Question. If $P$ does contain elements $a,b$ with $a<b$, does this imply that $P \cong [0,1]\cap\mathbb{Q}$, or that $P$ is isomorphic to the nonzero countable atomless Boolean algebra?
Note. Thanks to user @YCor for suggestions to make this a better question.
 A: The generic (or random) bounded partial order $R$, i.e., the Fraïssé limit of all finite bounded orders $(P,<,0,1)$ (with $0=\min P$, $1=\max P$), is fractal. It is saturated, so no two incomparable elements   have a least upper bound. 
Similarly, the generic (locally finite) bounded lattice $L$ is isomorphic to each of its proper intervals. It  contains every finite lattice as a sublattice, and hence does not satisfy any laws (other than the laws satisfied by all lattices).  In particular, $L$ is not distributive and not even modular.
A: How about this.
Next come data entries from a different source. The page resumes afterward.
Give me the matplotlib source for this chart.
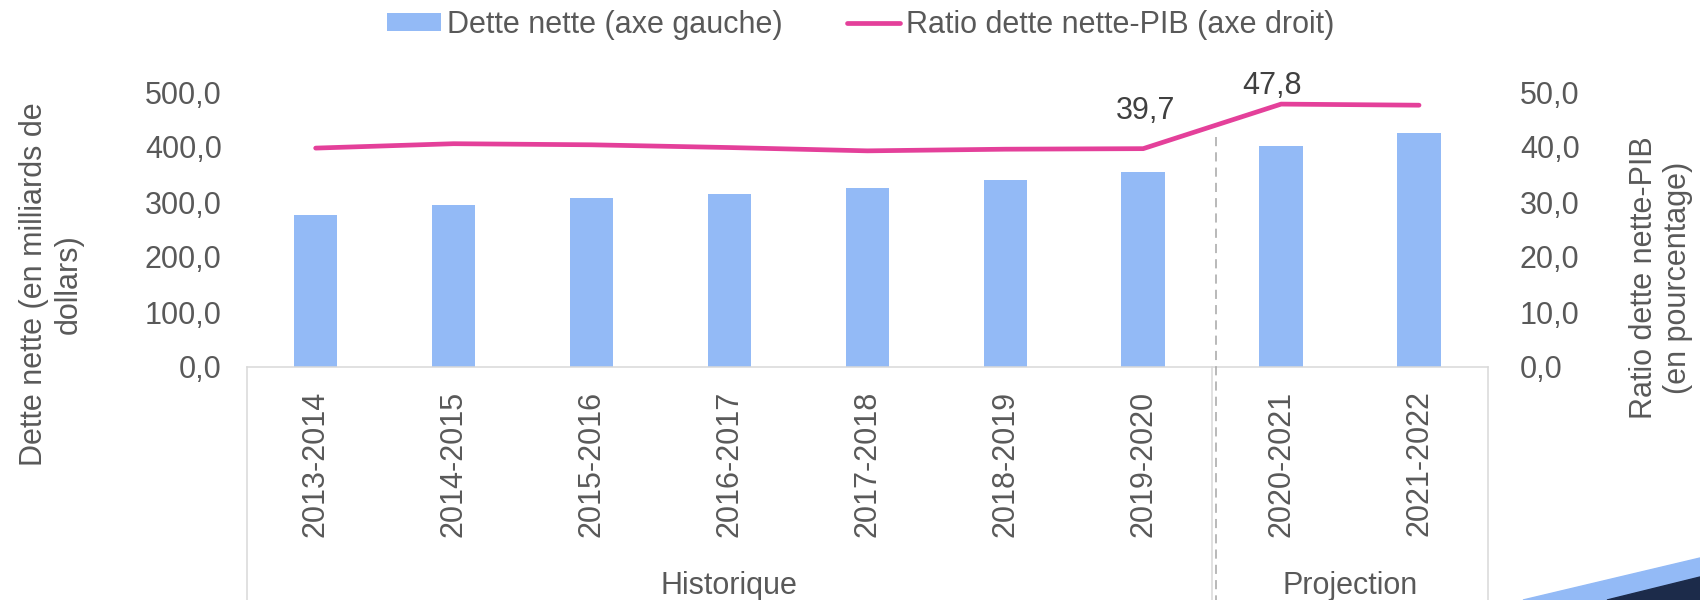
import matplotlib
matplotlib.use("Agg")

import matplotlib.pyplot as plt
import matplotlib.transforms as mtransforms
from matplotlib.lines import Line2D
from matplotlib.patches import Polygon
from matplotlib.ticker import FuncFormatter

periodes = ["2013-2014", "2014-2015", "2015-2016", "2016-2017", "2017-2018",
            "2018-2019", "2019-2020", "2020-2021", "2021-2022"]
dette_nette = [276, 294, 307, 314, 325, 340, 355, 402, 426]
ratio_pib = [39.8, 40.6, 40.4, 39.9, 39.3, 39.6, 39.7, 47.8, 47.6]
groupes = ["Historique", "Projection"]
groupe_taille = [7, 2]

plt.rcParams["font.family"] = ["Liberation Sans", "DejaVu Sans"]
plt.rcParams["font.size"] = 22

GRIS = "#595959"
BLEU = "#93baf6"
ROSE = "#e4409a"
BORD = "#d9d9d9"

W, H = 1700, 600
fig = plt.figure(figsize=(17, 6), dpi=100)
ax = fig.add_axes([246.7 / W, 1 - 367 / H, (1488 - 246.7) / W, 275 / H])
ax2 = ax.twinx()

x = list(range(len(periodes)))
ax.bar(x, dette_nette, width=0.315, color=BLEU, zorder=2,
       label="Dette nette (axe gauche)")
ax2.plot(x, ratio_pib, color=ROSE, lw=3.4, solid_capstyle="round",
         solid_joinstyle="round", label="Ratio dette nette-PIB (axe droit)")

ax.set_xlim(-0.5, len(periodes) - 0.5)
ax.set_ylim(0, 500)
ax2.set_ylim(0, 50)
ax.set_yticks(range(0, 501, 100))
ax2.set_yticks(range(0, 51, 10))
fmt = FuncFormatter(lambda v, p: f"{v:.1f}".replace(".", ","))
ax.yaxis.set_major_formatter(fmt)
ax2.yaxis.set_major_formatter(fmt)

ax.set_xticks(x)
ax.set_xticklabels(periodes, rotation=90)
ax.tick_params(axis="x", length=0, pad=17, colors=GRIS)
ax.tick_params(axis="y", length=0, pad=18, colors=GRIS)
ax2.tick_params(axis="y", length=0, pad=23, colors=GRIS)

for a in (ax, ax2):
    for s in a.spines.values():
        s.set_visible(False)
ax.spines["bottom"].set_visible(True)
ax.spines["bottom"].set_color(BORD)
ax.spines["bottom"].set_linewidth(1.1)

# boite des categories a deux niveaux
trans = mtransforms.blended_transform_factory(ax.transData, ax.transAxes)
bas = -(H - 367) / 275
debut = -0.5
bornes = [debut]
for n in groupe_taille:
    bornes.append(bornes[-1] + n)
for b in bornes:
    ax.add_line(Line2D([b, b], [0, bas], transform=trans, color=BORD,
                       lw=1.1, clip_on=False))
for g, n, b in zip(groupes, groupe_taille, bornes):
    ax.text(b + n / 2, -(594 - 367) / 275, g, transform=trans, ha="center",
            va="baseline", color=GRIS)

# separation historique / projection
sep = bornes[1] + 0.025
ax.add_line(Line2D([sep, sep], [418 / 500, bas], transform=trans,
                   color="#a6a6a6", lw=1.1, ls=(0, (6, 4)), clip_on=False,
                   zorder=3))

# etiquettes de donnees
ax2.annotate(f"{ratio_pib[6]:.1f}".replace(".", ","), (6, ratio_pib[6]),
             xytext=(1.5, 27.4), textcoords="offset points", ha="center",
             va="center", color="#404040")
ax2.annotate(f"{ratio_pib[7]:.1f}".replace(".", ","), (7, ratio_pib[7]),
             xytext=(-6.5, 13.3), textcoords="offset points", ha="center",
             va="center", color="#404040")

fig.text(51 / W, 1 - 284 / H, "Dette nette (en milliards de\ndollars)",
         rotation=90, ha="center", va="center", multialignment="center",
         color=GRIS)
fig.text(1661 / W, 1 - 278 / H, "Ratio dette nette-PIB\n(en pourcentage)",
         rotation=90, ha="center", va="center", multialignment="center",
         color=GRIS)

h1, l1 = ax.get_legend_handles_labels()
h2, l2 = ax2.get_legend_handles_labels()
leg = fig.legend(h1 + h2, l1 + l2, loc="center", bbox_to_anchor=(0.5065, 1 - 25 / H),
                 ncol=2, frameon=False, handlelength=1.75, handleheight=0.5,
                 handletextpad=0.2, columnspacing=2.1)
for t in leg.get_texts():
    t.set_color(GRIS)

# decor en bas a droite
fig.patches.append(Polygon([(1523 / W, 0), (1, (H - 558) / H), (1, 0)],
                           closed=True, transform=fig.transFigure,
                           color="#93baf6", zorder=5))
fig.patches.append(Polygon([(1607 / W, 0), (1, (H - 577) / H), (1, 0)],
                           closed=True, transform=fig.transFigure,
                           color="#1c2b4a", zorder=6))

fig.savefig("out.png", dpi=100)
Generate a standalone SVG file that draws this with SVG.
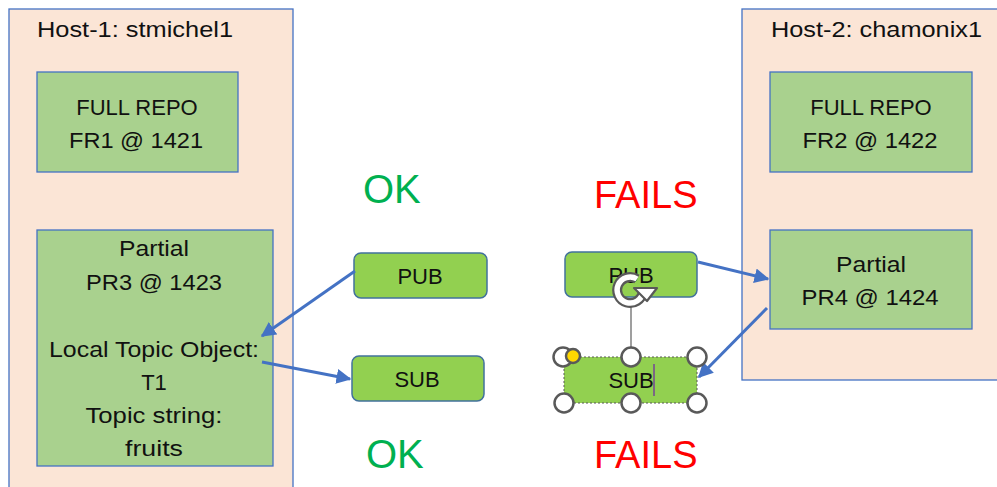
<svg xmlns="http://www.w3.org/2000/svg" width="997" height="487" viewBox="0 0 997 487">
<defs>
<style>
text{font-family:"Liberation Sans",Arial,sans-serif;fill:#111;}
.host{fill:#fbe5d6;stroke:#4472c4;stroke-width:1.3;}
.repo{fill:#a9d18e;stroke:#4472c4;stroke-width:1.3;}
.btn{fill:#92d050;stroke:#41719c;stroke-width:1.5;}
.lbl{font-size:22px;text-anchor:middle;}
.ok{font-size:40px;fill:#00b050;}
.fail{font-size:38px;fill:#ff0000;}
.conn{stroke:#4472c4;stroke-width:3;fill:none;marker-end:url(#ah);}
.hdl{fill:#fff;stroke:#595959;stroke-width:2.5;}
</style>
<marker id="ah" viewBox="0 0 10 10" refX="9" refY="5" markerWidth="5" markerHeight="5" orient="auto" markerUnits="strokeWidth">
<path d="M0,0 L10,5 L0,10 z" fill="#4472c4"/>
</marker>
</defs>
<rect width="997" height="487" fill="#fff"/>

<g id="host1">
<rect class="host" x="9" y="9" width="284" height="490"/>
<text x="37" y="37" font-size="22" textLength="196" lengthAdjust="spacingAndGlyphs">Host-1: stmichel1</text>
</g>
<g id="host2">
<rect class="host" x="742" y="9" width="265" height="371"/>
<text x="771" y="37" font-size="22" textLength="211" lengthAdjust="spacingAndGlyphs">Host-2: chamonix1</text>
</g>

<g id="fr1">
<rect class="repo" x="37" y="72" width="201" height="100"/>
<text class="lbl" x="137" y="115">FULL REPO</text>
<text class="lbl" x="136" y="148" textLength="134" lengthAdjust="spacingAndGlyphs">FR1 @ 1421</text>
</g>
<g id="pr3">
<rect class="repo" x="37" y="230" width="236" height="236"/>
<text class="lbl" x="154" y="256" textLength="70" lengthAdjust="spacingAndGlyphs">Partial</text>
<text class="lbl" x="154" y="290" textLength="136" lengthAdjust="spacingAndGlyphs">PR3 @ 1423</text>
<text class="lbl" x="154" y="357" textLength="210" lengthAdjust="spacingAndGlyphs">Local Topic Object:</text>
<text class="lbl" x="154" y="390">T1</text>
<text class="lbl" x="154" y="423" textLength="137" lengthAdjust="spacingAndGlyphs">Topic string:</text>
<text class="lbl" x="154" y="456" textLength="58" lengthAdjust="spacingAndGlyphs">fruits</text>
</g>
<g id="fr2">
<rect class="repo" x="770" y="72" width="202" height="100"/>
<text class="lbl" x="871" y="115">FULL REPO</text>
<text class="lbl" x="870" y="148" textLength="135" lengthAdjust="spacingAndGlyphs">FR2 @ 1422</text>
</g>
<g id="pr4">
<rect class="repo" x="770" y="230" width="202" height="99"/>
<text class="lbl" x="871" y="272" textLength="70" lengthAdjust="spacingAndGlyphs">Partial</text>
<text class="lbl" x="870" y="305" textLength="137" lengthAdjust="spacingAndGlyphs">PR4 @ 1424</text>
</g>

<g id="pub1">
<rect class="btn" x="354" y="253" width="133" height="45" rx="7"/>
<text class="lbl" x="420" y="284">PUB</text>
</g>
<g id="sub1">
<rect class="btn" x="352" y="356" width="132" height="45" rx="7"/>
<text class="lbl" x="417" y="387">SUB</text>
</g>
<g id="pub2">
<rect class="btn" x="565" y="252" width="132" height="45" rx="7"/>
<text class="lbl" x="631" y="283">PUB</text>
</g>
<g id="sub2">
<rect x="564" y="357" width="133" height="46" fill="#92d050"/>
<rect x="564" y="357" width="133" height="46" fill="none" stroke="#595959" stroke-width="1" stroke-dasharray="2,2"/>
<text class="lbl" x="631" y="388">SUB</text>
<line x1="654" y1="364" x2="654" y2="396" stroke="#7030a0" stroke-width="1.3"/>
</g>

<g id="labels">
<text class="ok" x="363" y="203">OK</text>
<text class="ok" x="366" y="468">OK</text>
<text class="fail" x="594" y="208">FAILS</text>
<text class="fail" x="594" y="468">FAILS</text>
</g>

<g id="connectors">
<line class="conn" x1="355" y1="271" x2="262" y2="336"/>
<line class="conn" x1="262" y1="362" x2="350" y2="379"/>
<line class="conn" x1="698" y1="262" x2="768" y2="279"/>
<line class="conn" x1="767" y1="308" x2="699" y2="377"/>
</g>

<g id="selection">
<line x1="631" y1="306" x2="631" y2="348" stroke="#7f7f7f" stroke-width="1.5"/>
<path d="M643,292 A13,13 0 1 1 637,279" fill="none" stroke="#595959" stroke-width="10"/>
<path d="M643,292 A13,13 0 1 1 637,279" fill="none" stroke="#fff" stroke-width="5.5"/>
<path d="M634,288 L657,288 L647,301 z" fill="#fff" stroke="#595959" stroke-width="2.2" stroke-linejoin="round"/>
<circle class="hdl" cx="563" cy="357" r="9.5"/>
<circle cx="573" cy="356" r="7" fill="#ffd700" stroke="#595959" stroke-width="2.5"/>
<circle class="hdl" cx="631" cy="357" r="9.5"/>
<circle class="hdl" cx="697" cy="357" r="9.5"/>
<circle class="hdl" cx="564" cy="403" r="9.5"/>
<circle class="hdl" cx="631" cy="403" r="9.5"/>
<circle class="hdl" cx="697" cy="403" r="9.5"/>
</g>
</svg>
Let $P$ have "levels" indexed by $\mathbb{Q} \cap [0,1]$. Levels $0$ and $1$ each contain a single element, all other levels contain a countably infinite set of elements. An element at level $a$ lies below one at level $b$ if and only if $a <b$. It's clearly not a Boolean algebra, but also clearly has the desired property.
A: Here is another construction. Start with $0<1$ and add an antichain of three points $a$, $b$, $c$ between them, making a copy of $M_3$. Next, we iteratively ensure the interval-isomorphism property by adding new points to each new interval we created. That is, whenever we add a new point to the overall order, then we also add a copy of that point into all the resulting intervals that we have created. In countably many steps, this will make a (non-linear) countably infinite partial order with the interval-isomorphism property, but it is not a Boolean algebra, since $a$ has no complement, and indeed, it has a copy of $M_3$ and hence is not a distributive lattice.